PROMPT
Only the lines from the line containing "Clone this diagram in TikZ." through the line containing "(0,0) rectangle (1637,856);" should be reproduced, please, with no pictures.

[start EXCERPTED RECORDS]

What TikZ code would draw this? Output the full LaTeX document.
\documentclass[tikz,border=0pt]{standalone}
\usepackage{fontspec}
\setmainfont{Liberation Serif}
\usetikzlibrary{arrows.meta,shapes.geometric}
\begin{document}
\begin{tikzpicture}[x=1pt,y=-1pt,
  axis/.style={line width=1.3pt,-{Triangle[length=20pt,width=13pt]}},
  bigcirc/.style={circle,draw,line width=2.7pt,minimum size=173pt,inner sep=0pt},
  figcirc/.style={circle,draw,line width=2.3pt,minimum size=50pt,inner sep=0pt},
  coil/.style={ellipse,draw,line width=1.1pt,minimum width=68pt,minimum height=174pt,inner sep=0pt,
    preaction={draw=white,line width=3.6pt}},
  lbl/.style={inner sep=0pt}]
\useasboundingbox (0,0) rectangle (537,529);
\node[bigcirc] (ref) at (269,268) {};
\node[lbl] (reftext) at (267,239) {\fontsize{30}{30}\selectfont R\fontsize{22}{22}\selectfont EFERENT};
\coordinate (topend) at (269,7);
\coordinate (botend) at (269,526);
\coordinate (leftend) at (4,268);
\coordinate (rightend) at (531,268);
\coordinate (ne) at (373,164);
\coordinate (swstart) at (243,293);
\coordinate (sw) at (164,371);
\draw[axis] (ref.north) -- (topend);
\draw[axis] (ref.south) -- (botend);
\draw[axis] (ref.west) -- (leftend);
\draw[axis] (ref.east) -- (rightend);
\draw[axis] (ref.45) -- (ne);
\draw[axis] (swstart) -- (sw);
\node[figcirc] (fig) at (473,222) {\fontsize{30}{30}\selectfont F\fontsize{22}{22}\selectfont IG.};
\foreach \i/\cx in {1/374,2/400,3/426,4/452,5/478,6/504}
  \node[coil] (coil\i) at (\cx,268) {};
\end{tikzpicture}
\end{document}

[end EXCERPTED RECORDS]
[start EXCERPTED RECORDS]

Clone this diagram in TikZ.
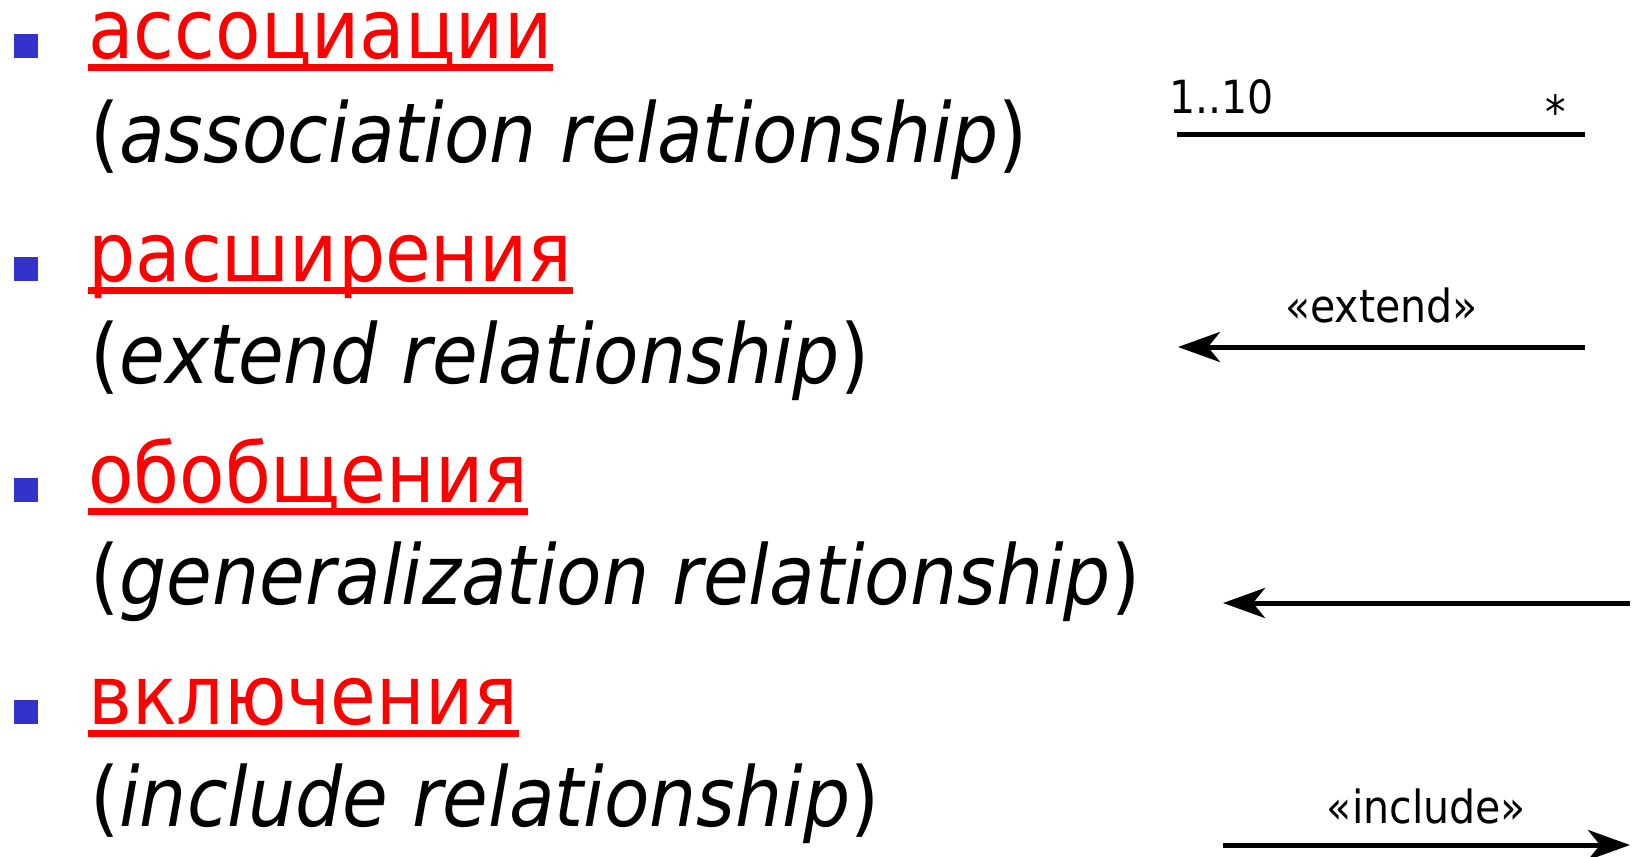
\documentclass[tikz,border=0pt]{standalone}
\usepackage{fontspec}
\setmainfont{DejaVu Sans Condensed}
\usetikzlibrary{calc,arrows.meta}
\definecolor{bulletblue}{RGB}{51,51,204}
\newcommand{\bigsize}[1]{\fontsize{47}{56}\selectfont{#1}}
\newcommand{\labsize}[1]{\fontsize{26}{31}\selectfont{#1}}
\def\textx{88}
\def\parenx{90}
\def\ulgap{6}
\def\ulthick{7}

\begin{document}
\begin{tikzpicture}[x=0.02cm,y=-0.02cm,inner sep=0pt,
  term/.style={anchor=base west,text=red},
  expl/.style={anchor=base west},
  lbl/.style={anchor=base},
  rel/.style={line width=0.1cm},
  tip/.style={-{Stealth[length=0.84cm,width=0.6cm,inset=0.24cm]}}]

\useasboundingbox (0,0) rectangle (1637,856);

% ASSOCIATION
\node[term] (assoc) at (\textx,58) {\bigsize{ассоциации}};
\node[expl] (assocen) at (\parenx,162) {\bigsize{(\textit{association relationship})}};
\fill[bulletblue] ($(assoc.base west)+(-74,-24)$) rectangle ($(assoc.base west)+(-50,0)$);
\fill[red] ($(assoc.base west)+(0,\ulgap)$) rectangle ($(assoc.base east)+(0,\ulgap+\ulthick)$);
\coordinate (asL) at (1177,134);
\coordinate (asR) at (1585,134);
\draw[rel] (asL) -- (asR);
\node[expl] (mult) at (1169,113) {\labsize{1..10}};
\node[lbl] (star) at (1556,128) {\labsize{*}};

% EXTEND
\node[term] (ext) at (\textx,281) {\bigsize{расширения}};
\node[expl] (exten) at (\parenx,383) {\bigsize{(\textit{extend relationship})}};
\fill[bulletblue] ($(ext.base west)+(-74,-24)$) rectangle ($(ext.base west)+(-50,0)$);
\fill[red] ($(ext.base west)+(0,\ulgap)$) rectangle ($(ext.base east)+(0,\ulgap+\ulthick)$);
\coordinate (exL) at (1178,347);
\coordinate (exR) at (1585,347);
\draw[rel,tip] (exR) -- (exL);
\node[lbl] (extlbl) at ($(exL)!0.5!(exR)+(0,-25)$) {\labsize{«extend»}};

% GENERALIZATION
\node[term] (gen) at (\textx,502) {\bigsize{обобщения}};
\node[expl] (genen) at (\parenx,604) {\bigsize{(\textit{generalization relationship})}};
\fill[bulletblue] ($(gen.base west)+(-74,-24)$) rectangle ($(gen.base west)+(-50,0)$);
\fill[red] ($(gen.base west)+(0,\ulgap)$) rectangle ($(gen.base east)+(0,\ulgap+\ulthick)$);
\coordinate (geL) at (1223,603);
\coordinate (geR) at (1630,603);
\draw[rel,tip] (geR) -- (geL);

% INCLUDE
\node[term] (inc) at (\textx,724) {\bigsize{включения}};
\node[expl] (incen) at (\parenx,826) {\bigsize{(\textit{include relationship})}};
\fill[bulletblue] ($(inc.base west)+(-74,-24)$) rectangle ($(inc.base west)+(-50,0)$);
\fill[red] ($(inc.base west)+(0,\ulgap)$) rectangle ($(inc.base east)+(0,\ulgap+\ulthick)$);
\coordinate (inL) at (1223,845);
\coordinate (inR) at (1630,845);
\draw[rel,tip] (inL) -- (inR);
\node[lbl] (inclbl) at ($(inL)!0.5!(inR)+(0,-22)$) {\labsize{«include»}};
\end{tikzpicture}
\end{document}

[end EXCERPTED RECORDS]

TASK RESPONSE
Clone this diagram in TikZ.
\documentclass[tikz,border=0pt]{standalone}
\usepackage{fontspec}
\setmainfont{DejaVu Sans Condensed}
\usetikzlibrary{calc,arrows.meta}
\definecolor{bulletblue}{RGB}{51,51,204}
\newcommand{\bigsize}[1]{\fontsize{47}{56}\selectfont{#1}}
\newcommand{\labsize}[1]{\fontsize{26}{31}\selectfont{#1}}
\def\textx{88}
\def\parenx{90}
\def\ulgap{6}
\def\ulthick{7}

\begin{document}
\begin{tikzpicture}[x=0.02cm,y=-0.02cm,inner sep=0pt,
  term/.style={anchor=base west,text=red},
  expl/.style={anchor=base west},
  lbl/.style={anchor=base},
  rel/.style={line width=0.1cm},
  tip/.style={-{Stealth[length=0.84cm,width=0.6cm,inset=0.24cm]}}]

\useasboundingbox (0,0) rectangle (1637,856);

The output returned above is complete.